Stated exercise: Below are the records. Gather each line that holds "chart".
'''
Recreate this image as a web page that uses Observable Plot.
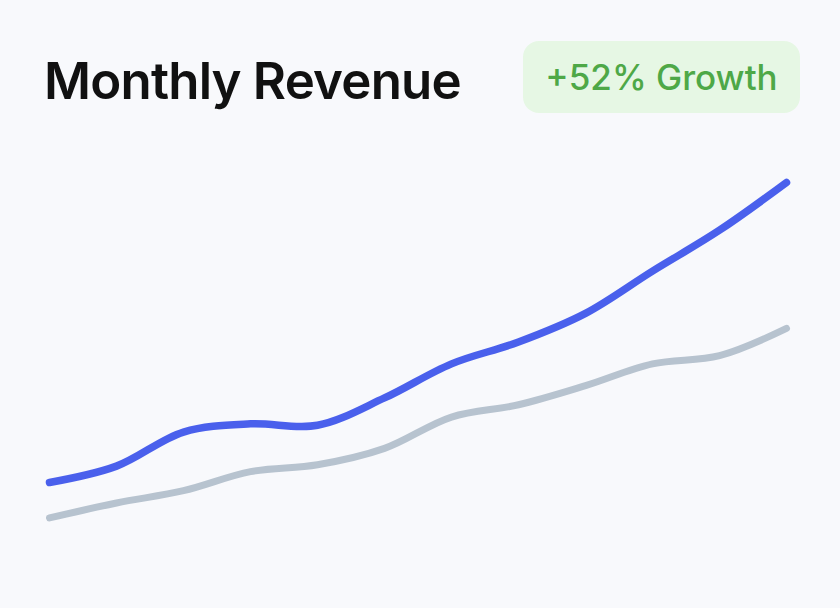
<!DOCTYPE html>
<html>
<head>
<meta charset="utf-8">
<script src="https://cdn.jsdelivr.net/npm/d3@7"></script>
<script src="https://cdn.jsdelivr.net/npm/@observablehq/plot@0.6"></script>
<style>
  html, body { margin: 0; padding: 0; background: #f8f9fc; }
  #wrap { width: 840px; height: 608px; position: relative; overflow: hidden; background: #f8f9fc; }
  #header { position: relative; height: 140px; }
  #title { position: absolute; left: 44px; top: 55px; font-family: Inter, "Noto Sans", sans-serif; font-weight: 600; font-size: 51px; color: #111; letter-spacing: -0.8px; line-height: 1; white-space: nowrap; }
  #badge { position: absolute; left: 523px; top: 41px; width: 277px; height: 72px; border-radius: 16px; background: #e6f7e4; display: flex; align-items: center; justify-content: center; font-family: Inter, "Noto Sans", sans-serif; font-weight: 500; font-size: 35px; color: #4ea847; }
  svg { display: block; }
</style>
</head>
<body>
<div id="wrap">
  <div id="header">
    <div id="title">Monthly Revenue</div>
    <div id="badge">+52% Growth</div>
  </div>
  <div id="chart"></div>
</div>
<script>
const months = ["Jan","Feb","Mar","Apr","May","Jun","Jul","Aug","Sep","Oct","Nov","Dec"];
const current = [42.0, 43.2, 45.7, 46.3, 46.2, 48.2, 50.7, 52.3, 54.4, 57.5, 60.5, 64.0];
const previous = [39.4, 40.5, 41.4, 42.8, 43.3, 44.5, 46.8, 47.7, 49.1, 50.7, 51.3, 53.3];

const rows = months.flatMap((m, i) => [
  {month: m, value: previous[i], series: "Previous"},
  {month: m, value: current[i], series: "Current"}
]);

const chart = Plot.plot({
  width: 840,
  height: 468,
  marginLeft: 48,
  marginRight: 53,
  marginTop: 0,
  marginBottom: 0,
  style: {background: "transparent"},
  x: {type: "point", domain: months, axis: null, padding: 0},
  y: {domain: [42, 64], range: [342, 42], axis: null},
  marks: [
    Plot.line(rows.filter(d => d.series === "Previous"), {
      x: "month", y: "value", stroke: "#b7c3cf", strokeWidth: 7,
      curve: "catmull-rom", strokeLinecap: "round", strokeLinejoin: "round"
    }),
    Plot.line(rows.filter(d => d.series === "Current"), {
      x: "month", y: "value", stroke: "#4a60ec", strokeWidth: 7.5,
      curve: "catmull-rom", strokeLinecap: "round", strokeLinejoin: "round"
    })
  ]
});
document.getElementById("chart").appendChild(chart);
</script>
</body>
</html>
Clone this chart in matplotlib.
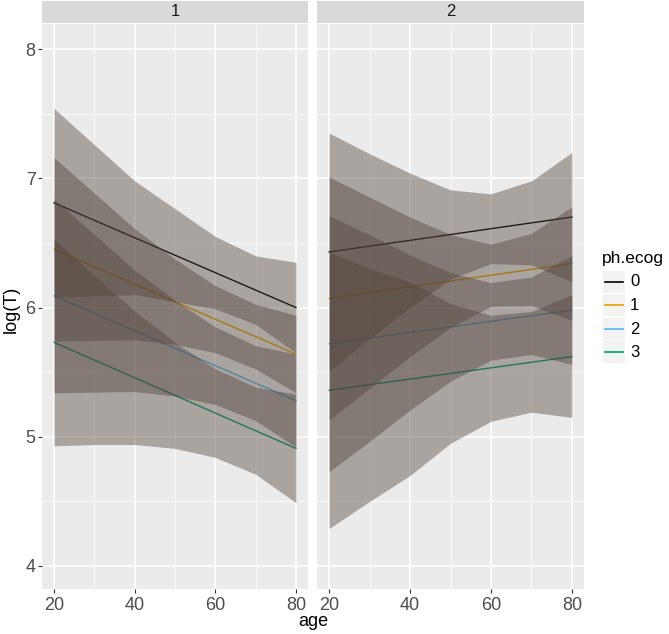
'''
The completed task:
  <div id="chart"></div>
const chart = Plot.plot({
document.getElementById("chart").appendChild(chart);
Clone this chart in matplotlib.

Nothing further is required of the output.